§ Set task: Give back exactly the lines from the beginning of the listing below to the line holding "const gridTickValues = [0, 20, 40, 60];", both ends included; the pictures stay out.
┄┄┄┄┄┄
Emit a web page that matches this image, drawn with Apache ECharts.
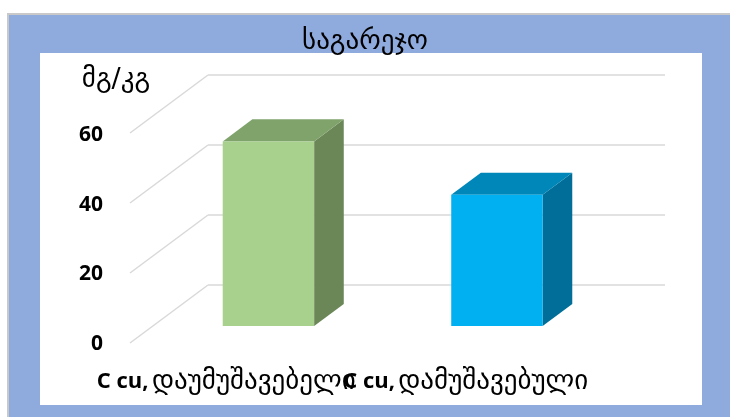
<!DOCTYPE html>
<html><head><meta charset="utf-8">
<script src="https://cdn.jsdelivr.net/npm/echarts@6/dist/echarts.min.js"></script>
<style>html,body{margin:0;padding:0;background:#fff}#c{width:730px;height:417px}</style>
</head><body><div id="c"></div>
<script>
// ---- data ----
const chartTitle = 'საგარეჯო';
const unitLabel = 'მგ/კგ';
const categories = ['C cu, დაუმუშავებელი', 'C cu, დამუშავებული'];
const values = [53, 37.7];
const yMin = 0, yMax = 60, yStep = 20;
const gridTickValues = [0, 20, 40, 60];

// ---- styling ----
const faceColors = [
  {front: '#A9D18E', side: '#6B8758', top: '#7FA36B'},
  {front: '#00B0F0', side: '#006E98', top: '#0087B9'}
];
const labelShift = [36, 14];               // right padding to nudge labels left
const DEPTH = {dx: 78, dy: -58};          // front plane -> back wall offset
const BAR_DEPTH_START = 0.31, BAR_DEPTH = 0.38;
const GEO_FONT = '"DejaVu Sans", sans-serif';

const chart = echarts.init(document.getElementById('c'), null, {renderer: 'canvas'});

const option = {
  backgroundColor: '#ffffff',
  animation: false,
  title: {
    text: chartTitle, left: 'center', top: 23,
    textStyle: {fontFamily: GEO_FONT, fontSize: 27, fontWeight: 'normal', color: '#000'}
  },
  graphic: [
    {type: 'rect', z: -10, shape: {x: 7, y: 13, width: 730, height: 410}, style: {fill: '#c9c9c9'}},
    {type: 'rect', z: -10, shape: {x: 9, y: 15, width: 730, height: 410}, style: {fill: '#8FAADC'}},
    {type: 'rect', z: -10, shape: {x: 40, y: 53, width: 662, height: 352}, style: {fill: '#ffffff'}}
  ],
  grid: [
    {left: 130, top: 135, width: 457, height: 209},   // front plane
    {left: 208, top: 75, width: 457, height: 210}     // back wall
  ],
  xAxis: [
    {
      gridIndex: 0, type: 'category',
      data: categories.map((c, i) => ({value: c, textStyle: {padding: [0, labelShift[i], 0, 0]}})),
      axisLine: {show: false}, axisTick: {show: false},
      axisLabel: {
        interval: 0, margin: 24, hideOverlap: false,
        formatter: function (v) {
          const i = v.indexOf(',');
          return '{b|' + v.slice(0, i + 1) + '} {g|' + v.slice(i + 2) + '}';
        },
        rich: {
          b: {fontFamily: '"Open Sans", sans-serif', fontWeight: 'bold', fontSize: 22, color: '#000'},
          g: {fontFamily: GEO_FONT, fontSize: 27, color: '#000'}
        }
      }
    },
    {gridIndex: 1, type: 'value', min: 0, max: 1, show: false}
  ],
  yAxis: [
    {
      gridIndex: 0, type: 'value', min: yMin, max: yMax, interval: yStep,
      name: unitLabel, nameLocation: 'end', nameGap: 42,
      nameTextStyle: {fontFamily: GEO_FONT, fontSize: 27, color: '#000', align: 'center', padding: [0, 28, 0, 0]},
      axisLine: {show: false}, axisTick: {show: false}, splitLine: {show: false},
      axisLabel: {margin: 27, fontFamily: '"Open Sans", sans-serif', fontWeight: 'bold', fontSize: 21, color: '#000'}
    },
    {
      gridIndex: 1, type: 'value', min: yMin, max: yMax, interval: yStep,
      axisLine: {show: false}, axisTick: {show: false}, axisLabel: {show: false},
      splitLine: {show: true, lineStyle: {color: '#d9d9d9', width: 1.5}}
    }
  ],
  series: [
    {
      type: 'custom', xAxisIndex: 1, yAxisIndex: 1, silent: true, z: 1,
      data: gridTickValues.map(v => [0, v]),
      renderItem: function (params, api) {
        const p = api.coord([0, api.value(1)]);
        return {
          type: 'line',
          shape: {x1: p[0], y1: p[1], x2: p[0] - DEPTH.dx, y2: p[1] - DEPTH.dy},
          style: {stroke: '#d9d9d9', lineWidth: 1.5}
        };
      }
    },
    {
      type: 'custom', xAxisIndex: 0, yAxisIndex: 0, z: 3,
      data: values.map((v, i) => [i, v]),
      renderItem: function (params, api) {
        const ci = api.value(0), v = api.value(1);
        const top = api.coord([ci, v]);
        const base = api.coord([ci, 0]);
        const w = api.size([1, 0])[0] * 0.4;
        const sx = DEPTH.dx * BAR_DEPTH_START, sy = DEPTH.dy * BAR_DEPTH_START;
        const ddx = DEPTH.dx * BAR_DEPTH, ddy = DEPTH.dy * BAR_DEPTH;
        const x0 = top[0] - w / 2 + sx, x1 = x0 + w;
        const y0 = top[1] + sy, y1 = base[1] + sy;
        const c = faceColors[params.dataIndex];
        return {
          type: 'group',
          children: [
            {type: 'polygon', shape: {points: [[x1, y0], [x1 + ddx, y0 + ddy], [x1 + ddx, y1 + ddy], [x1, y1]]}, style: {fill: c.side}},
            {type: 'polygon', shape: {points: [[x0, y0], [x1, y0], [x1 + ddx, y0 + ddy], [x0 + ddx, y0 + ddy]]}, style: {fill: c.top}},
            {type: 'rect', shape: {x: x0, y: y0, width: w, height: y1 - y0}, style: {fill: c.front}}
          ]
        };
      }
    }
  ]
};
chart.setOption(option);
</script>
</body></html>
┄┄┄┄┄┄
§ Worked solution:
Emit a web page that matches this image, drawn with Apache ECharts.
<!DOCTYPE html>
<html><head><meta charset="utf-8">
<script src="https://cdn.jsdelivr.net/npm/echarts@6/dist/echarts.min.js"></script>
<style>html,body{margin:0;padding:0;background:#fff}#c{width:730px;height:417px}</style>
</head><body><div id="c"></div>
<script>
// ---- data ----
const chartTitle = 'საგარეჯო';
const unitLabel = 'მგ/კგ';
const categories = ['C cu, დაუმუშავებელი', 'C cu, დამუშავებული'];
const values = [53, 37.7];
const yMin = 0, yMax = 60, yStep = 20;
const gridTickValues = [0, 20, 40, 60];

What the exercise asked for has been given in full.